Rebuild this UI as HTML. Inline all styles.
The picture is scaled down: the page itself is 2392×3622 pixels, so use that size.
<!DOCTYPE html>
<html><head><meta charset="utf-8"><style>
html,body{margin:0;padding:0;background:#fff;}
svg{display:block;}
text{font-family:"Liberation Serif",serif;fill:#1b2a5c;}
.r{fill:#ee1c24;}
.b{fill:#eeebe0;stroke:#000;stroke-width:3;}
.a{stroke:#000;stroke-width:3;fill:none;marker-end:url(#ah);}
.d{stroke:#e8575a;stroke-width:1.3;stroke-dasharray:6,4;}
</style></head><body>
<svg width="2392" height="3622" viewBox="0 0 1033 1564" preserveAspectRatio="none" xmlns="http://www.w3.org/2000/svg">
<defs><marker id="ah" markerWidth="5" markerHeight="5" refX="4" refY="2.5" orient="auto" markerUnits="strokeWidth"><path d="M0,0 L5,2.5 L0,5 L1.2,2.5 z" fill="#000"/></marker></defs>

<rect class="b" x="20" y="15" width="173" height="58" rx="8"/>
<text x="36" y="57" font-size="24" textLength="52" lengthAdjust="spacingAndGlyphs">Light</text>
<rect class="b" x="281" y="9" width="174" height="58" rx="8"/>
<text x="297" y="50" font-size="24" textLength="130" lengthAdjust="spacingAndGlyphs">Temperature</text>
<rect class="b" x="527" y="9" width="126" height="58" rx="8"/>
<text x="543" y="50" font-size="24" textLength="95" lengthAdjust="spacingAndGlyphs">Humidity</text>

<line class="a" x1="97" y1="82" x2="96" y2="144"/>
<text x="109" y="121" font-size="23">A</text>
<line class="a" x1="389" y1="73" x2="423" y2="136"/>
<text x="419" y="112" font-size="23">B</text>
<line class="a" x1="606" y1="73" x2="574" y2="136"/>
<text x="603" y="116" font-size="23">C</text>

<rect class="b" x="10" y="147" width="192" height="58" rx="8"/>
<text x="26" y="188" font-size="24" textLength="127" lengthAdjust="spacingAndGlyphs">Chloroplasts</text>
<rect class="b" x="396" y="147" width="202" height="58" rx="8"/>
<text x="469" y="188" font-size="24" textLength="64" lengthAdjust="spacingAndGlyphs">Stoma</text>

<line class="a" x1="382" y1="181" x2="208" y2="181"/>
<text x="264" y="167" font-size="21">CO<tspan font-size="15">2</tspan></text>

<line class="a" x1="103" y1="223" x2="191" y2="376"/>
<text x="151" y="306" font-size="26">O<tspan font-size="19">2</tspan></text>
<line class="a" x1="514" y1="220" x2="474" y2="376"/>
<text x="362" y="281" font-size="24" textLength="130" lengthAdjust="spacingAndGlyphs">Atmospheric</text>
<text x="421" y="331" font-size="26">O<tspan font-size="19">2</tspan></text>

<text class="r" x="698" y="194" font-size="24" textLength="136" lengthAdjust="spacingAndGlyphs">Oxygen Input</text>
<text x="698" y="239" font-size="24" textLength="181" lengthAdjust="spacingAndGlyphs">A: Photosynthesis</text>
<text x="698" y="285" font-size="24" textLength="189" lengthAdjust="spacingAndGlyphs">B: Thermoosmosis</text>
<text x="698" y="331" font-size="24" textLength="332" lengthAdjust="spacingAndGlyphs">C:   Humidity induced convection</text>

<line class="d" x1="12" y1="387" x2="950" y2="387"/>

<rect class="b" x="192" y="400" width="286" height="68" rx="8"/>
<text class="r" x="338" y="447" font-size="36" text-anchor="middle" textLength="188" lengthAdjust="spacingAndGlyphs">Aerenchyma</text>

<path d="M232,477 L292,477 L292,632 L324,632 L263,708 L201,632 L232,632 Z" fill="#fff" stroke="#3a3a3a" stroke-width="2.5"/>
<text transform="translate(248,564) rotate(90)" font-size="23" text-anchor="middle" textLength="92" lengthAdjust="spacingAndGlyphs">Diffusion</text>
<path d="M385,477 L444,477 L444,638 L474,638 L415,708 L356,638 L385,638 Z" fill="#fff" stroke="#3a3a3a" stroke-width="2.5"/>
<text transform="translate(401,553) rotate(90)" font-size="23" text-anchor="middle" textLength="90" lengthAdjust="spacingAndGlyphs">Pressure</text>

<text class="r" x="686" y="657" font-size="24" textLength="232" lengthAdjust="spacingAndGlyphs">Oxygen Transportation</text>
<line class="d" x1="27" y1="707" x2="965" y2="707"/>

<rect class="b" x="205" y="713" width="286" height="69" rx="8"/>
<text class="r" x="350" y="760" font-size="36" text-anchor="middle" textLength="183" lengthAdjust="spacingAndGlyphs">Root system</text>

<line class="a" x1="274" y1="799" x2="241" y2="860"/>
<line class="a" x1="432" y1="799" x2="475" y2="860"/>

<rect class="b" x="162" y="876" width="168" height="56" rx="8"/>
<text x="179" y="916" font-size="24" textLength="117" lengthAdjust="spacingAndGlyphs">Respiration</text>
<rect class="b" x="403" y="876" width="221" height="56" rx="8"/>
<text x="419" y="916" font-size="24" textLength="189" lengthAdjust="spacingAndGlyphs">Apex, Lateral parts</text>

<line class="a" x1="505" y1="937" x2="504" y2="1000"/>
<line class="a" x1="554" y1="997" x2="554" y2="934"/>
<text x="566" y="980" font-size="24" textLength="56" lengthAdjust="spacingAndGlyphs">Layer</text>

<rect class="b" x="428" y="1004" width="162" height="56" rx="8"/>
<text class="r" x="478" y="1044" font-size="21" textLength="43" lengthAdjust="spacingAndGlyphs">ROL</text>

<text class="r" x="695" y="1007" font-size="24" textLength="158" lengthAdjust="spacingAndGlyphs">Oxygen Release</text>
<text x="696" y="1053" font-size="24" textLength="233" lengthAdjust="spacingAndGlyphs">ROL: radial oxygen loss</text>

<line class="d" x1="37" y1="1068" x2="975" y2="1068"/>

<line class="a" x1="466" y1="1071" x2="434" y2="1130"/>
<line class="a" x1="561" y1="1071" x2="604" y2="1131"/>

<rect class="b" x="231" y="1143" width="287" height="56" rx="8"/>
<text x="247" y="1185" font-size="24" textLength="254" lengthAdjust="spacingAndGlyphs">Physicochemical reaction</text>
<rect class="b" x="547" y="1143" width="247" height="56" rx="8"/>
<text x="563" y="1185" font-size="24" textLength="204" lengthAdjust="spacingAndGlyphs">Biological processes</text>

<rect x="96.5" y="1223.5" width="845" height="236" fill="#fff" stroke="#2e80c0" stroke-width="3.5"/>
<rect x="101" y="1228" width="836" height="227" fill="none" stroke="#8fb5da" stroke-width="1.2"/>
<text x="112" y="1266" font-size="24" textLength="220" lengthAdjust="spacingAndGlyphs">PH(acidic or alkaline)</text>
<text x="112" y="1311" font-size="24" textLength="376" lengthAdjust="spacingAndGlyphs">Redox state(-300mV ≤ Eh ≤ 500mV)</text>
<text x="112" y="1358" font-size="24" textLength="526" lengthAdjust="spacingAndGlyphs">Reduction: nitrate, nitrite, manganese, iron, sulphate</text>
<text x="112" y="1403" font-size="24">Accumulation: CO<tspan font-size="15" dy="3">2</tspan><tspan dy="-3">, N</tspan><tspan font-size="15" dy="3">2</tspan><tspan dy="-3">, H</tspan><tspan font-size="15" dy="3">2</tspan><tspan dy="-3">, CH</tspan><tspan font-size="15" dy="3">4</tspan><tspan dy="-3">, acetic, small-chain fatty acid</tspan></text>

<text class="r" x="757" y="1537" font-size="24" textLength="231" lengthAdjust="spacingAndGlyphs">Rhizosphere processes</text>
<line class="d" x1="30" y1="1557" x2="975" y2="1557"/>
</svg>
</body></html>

####################

Please reproduce the entire listing, exactly as shown.

* _EXERCISE RESPONSE_
Rebuild this UI as HTML. Inline all styles.
The picture is scaled down: the page itself is 2392×3622 pixels, so use that size.
<!DOCTYPE html>
<html><head><meta charset="utf-8"><style>
html,body{margin:0;padding:0;background:#fff;}
svg{display:block;}
text{font-family:"Liberation Serif",serif;fill:#1b2a5c;}
.r{fill:#ee1c24;}
.b{fill:#eeebe0;stroke:#000;stroke-width:3;}
.a{stroke:#000;stroke-width:3;fill:none;marker-end:url(#ah);}
.d{stroke:#e8575a;stroke-width:1.3;stroke-dasharray:6,4;}
</style></head><body>
<svg width="2392" height="3622" viewBox="0 0 1033 1564" preserveAspectRatio="none" xmlns="http://www.w3.org/2000/svg">
<defs><marker id="ah" markerWidth="5" markerHeight="5" refX="4" refY="2.5" orient="auto" markerUnits="strokeWidth"><path d="M0,0 L5,2.5 L0,5 L1.2,2.5 z" fill="#000"/></marker></defs>

<rect class="b" x="20" y="15" width="173" height="58" rx="8"/>
<text x="36" y="57" font-size="24" textLength="52" lengthAdjust="spacingAndGlyphs">Light</text>
<rect class="b" x="281" y="9" width="174" height="58" rx="8"/>
<text x="297" y="50" font-size="24" textLength="130" lengthAdjust="spacingAndGlyphs">Temperature</text>
<rect class="b" x="527" y="9" width="126" height="58" rx="8"/>
<text x="543" y="50" font-size="24" textLength="95" lengthAdjust="spacingAndGlyphs">Humidity</text>

<line class="a" x1="97" y1="82" x2="96" y2="144"/>
<text x="109" y="121" font-size="23">A</text>
<line class="a" x1="389" y1="73" x2="423" y2="136"/>
<text x="419" y="112" font-size="23">B</text>
<line class="a" x1="606" y1="73" x2="574" y2="136"/>
<text x="603" y="116" font-size="23">C</text>

<rect class="b" x="10" y="147" width="192" height="58" rx="8"/>
<text x="26" y="188" font-size="24" textLength="127" lengthAdjust="spacingAndGlyphs">Chloroplasts</text>
<rect class="b" x="396" y="147" width="202" height="58" rx="8"/>
<text x="469" y="188" font-size="24" textLength="64" lengthAdjust="spacingAndGlyphs">Stoma</text>

<line class="a" x1="382" y1="181" x2="208" y2="181"/>
<text x="264" y="167" font-size="21">CO<tspan font-size="15">2</tspan></text>

<line class="a" x1="103" y1="223" x2="191" y2="376"/>
<text x="151" y="306" font-size="26">O<tspan font-size="19">2</tspan></text>
<line class="a" x1="514" y1="220" x2="474" y2="376"/>
<text x="362" y="281" font-size="24" textLength="130" lengthAdjust="spacingAndGlyphs">Atmospheric</text>
<text x="421" y="331" font-size="26">O<tspan font-size="19">2</tspan></text>

<text class="r" x="698" y="194" font-size="24" textLength="136" lengthAdjust="spacingAndGlyphs">Oxygen Input</text>
<text x="698" y="239" font-size="24" textLength="181" lengthAdjust="spacingAndGlyphs">A: Photosynthesis</text>
<text x="698" y="285" font-size="24" textLength="189" lengthAdjust="spacingAndGlyphs">B: Thermoosmosis</text>
<text x="698" y="331" font-size="24" textLength="332" lengthAdjust="spacingAndGlyphs">C:   Humidity induced convection</text>

<line class="d" x1="12" y1="387" x2="950" y2="387"/>

<rect class="b" x="192" y="400" width="286" height="68" rx="8"/>
<text class="r" x="338" y="447" font-size="36" text-anchor="middle" textLength="188" lengthAdjust="spacingAndGlyphs">Aerenchyma</text>

<path d="M232,477 L292,477 L292,632 L324,632 L263,708 L201,632 L232,632 Z" fill="#fff" stroke="#3a3a3a" stroke-width="2.5"/>
<text transform="translate(248,564) rotate(90)" font-size="23" text-anchor="middle" textLength="92" lengthAdjust="spacingAndGlyphs">Diffusion</text>
<path d="M385,477 L444,477 L444,638 L474,638 L415,708 L356,638 L385,638 Z" fill="#fff" stroke="#3a3a3a" stroke-width="2.5"/>
<text transform="translate(401,553) rotate(90)" font-size="23" text-anchor="middle" textLength="90" lengthAdjust="spacingAndGlyphs">Pressure</text>

<text class="r" x="686" y="657" font-size="24" textLength="232" lengthAdjust="spacingAndGlyphs">Oxygen Transportation</text>
<line class="d" x1="27" y1="707" x2="965" y2="707"/>

<rect class="b" x="205" y="713" width="286" height="69" rx="8"/>
<text class="r" x="350" y="760" font-size="36" text-anchor="middle" textLength="183" lengthAdjust="spacingAndGlyphs">Root system</text>

<line class="a" x1="274" y1="799" x2="241" y2="860"/>
<line class="a" x1="432" y1="799" x2="475" y2="860"/>

<rect class="b" x="162" y="876" width="168" height="56" rx="8"/>
<text x="179" y="916" font-size="24" textLength="117" lengthAdjust="spacingAndGlyphs">Respiration</text>
<rect class="b" x="403" y="876" width="221" height="56" rx="8"/>
<text x="419" y="916" font-size="24" textLength="189" lengthAdjust="spacingAndGlyphs">Apex, Lateral parts</text>

<line class="a" x1="505" y1="937" x2="504" y2="1000"/>
<line class="a" x1="554" y1="997" x2="554" y2="934"/>
<text x="566" y="980" font-size="24" textLength="56" lengthAdjust="spacingAndGlyphs">Layer</text>

<rect class="b" x="428" y="1004" width="162" height="56" rx="8"/>
<text class="r" x="478" y="1044" font-size="21" textLength="43" lengthAdjust="spacingAndGlyphs">ROL</text>

<text class="r" x="695" y="1007" font-size="24" textLength="158" lengthAdjust="spacingAndGlyphs">Oxygen Release</text>
<text x="696" y="1053" font-size="24" textLength="233" lengthAdjust="spacingAndGlyphs">ROL: radial oxygen loss</text>

<line class="d" x1="37" y1="1068" x2="975" y2="1068"/>

<line class="a" x1="466" y1="1071" x2="434" y2="1130"/>
<line class="a" x1="561" y1="1071" x2="604" y2="1131"/>

<rect class="b" x="231" y="1143" width="287" height="56" rx="8"/>
<text x="247" y="1185" font-size="24" textLength="254" lengthAdjust="spacingAndGlyphs">Physicochemical reaction</text>
<rect class="b" x="547" y="1143" width="247" height="56" rx="8"/>
<text x="563" y="1185" font-size="24" textLength="204" lengthAdjust="spacingAndGlyphs">Biological processes</text>

<rect x="96.5" y="1223.5" width="845" height="236" fill="#fff" stroke="#2e80c0" stroke-width="3.5"/>
<rect x="101" y="1228" width="836" height="227" fill="none" stroke="#8fb5da" stroke-width="1.2"/>
<text x="112" y="1266" font-size="24" textLength="220" lengthAdjust="spacingAndGlyphs">PH(acidic or alkaline)</text>
<text x="112" y="1311" font-size="24" textLength="376" lengthAdjust="spacingAndGlyphs">Redox state(-300mV ≤ Eh ≤ 500mV)</text>
<text x="112" y="1358" font-size="24" textLength="526" lengthAdjust="spacingAndGlyphs">Reduction: nitrate, nitrite, manganese, iron, sulphate</text>
<text x="112" y="1403" font-size="24">Accumulation: CO<tspan font-size="15" dy="3">2</tspan><tspan dy="-3">, N</tspan><tspan font-size="15" dy="3">2</tspan><tspan dy="-3">, H</tspan><tspan font-size="15" dy="3">2</tspan><tspan dy="-3">, CH</tspan><tspan font-size="15" dy="3">4</tspan><tspan dy="-3">, acetic, small-chain fatty acid</tspan></text>

<text class="r" x="757" y="1537" font-size="24" textLength="231" lengthAdjust="spacingAndGlyphs">Rhizosphere processes</text>
<line class="d" x1="30" y1="1557" x2="975" y2="1557"/>
</svg>
</body></html>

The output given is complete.